Financial Planning and Analysis

Do Credit Cards Automatically Close?

Uncover how credit card accounts can close without your action. Understand the causes, financial effects, and steps to maintain your accounts.

Credit card issuers can automatically close accounts under various circumstances, impacting a cardholder’s financial standing. Understanding the reasons for such closures and their potential effects is important for managing personal finances. This article explores common scenarios leading to automatic credit card closures and their implications.

Reasons for Automatic Closure

Credit card issuers may close accounts automatically for several reasons, often related to managing risk and operational efficiency. One common reason is account inactivity, where a cardholder does not use their card for an extended period. Issuers may close these accounts because maintaining inactive accounts incurs administrative costs without generating revenue.

Account delinquency or default is another significant factor. If a cardholder consistently misses payments, fails to adhere to their cardholder agreement, or declares bankruptcy, the issuer may close the account to mitigate financial losses. A pattern of non-payment often leads to such action.

Changes in a cardholder’s credit risk profile can also prompt account closure. Issuers routinely monitor credit reports and scores. A substantial drop in a cardholder’s credit score, new debt, or derogatory marks can signal increased risk, leading the issuer to close the account.

Credit card products or entire lines of business may be discontinued by the issuer. When a specific card is no longer offered, associated accounts may be automatically closed. Cardholders are often notified in advance. This type of closure relates to the issuer’s business decisions, not cardholder behavior.

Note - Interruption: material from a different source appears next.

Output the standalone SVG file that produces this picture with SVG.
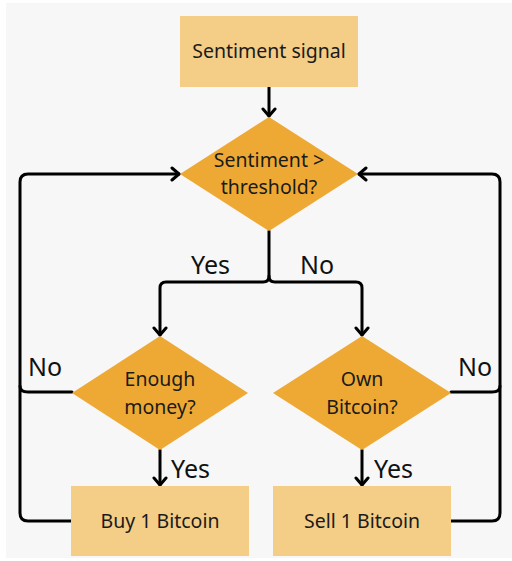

The death of a cardholder results in the automatic closure of their credit card accounts. Upon notification of the cardholder’s passing, the issuer will close the account. Any outstanding balance becomes part of the deceased’s estate and is subject to the probate process for repayment.

Consequences of Automatic Closure

The automatic closure of a credit card account can have several notable consequences for the cardholder, particularly concerning their credit score and financial flexibility. One significant impact is on the credit utilization ratio, which is the amount of credit used compared to the total available credit. When an account closes, the total available credit decreases, which can cause the utilization ratio to rise, even if the outstanding balance remains the same. A higher credit utilization ratio can negatively affect credit scores, as it suggests a greater reliance on borrowed funds.

The average length of a cardholder’s credit history can also be affected, especially if the closed card was an older account. Credit scoring models, such as FICO, consider the average age of all open accounts as a factor in calculating a score. The closure of a long-standing account can reduce this average, potentially lowering the credit score. However, a closed account with a positive payment history typically remains on a credit report for up to ten years from the date of closure, continuing to influence the score during that period.

Beyond credit score implications, cardholders may experience the loss of accumulated rewards and benefits. Points, miles, or cashback earned on the closed account could be forfeited if not redeemed prior to closure, depending on the issuer’s terms and conditions. Many cards also offer benefits like extended warranties, purchase protection, or travel insurance, which become inaccessible once the account is closed. Reviewing the terms for reward redemption and benefit usage upon closure is advisable.

Furthermore, the automatic closure can lead to inconvenience and a reduction in purchasing power. If the closed card was a primary method of payment, cardholders might find themselves without immediate access to credit for planned purchases. Any automated payments linked to the closed card, such as subscription services or utility bills, will fail, requiring the cardholder to update their payment information with each vendor. This necessitates a proactive approach to re-establishing payment methods to avoid service interruptions or late fees.

Steps to Prevent Automatic Closure

Cardholders can take proactive steps to minimize the risk of their credit card accounts being automatically closed by the issuer. Regular account usage is a primary method to demonstrate activity and prevent closure due to inactivity. This does not require large expenditures; making small, periodic purchases, even once every few months, or setting up a recurring small bill payment, such as a streaming service, can keep an account active.

Maintaining good standing with the issuer is also important. This involves consistently making timely payments, ideally paying the full statement balance to avoid interest charges, and staying within the assigned credit limit. Adhering to all terms outlined in the cardholder agreement helps avoid delinquency, which is a common trigger for account closure. A history of responsible credit management reduces the issuer’s perceived risk.

Regularly monitoring credit card statements and credit reports can provide early warnings of potential issues. Reviewing statements helps identify any unusual activity or communications from the issuer. Accessing credit reports periodically allows cardholders to check for unexpected account closures or significant changes in their credit profile that might prompt an issuer to consider closure.

Communicating directly with the credit card issuer can be beneficial if a cardholder anticipates a period of inactivity or has concerns about potential account closure. Contacting customer service to inquire about their specific policies regarding inactivity or to express a desire to keep the account open might lead to a temporary solution or a better understanding of their requirements. Proactive communication can sometimes prevent an undesired closure.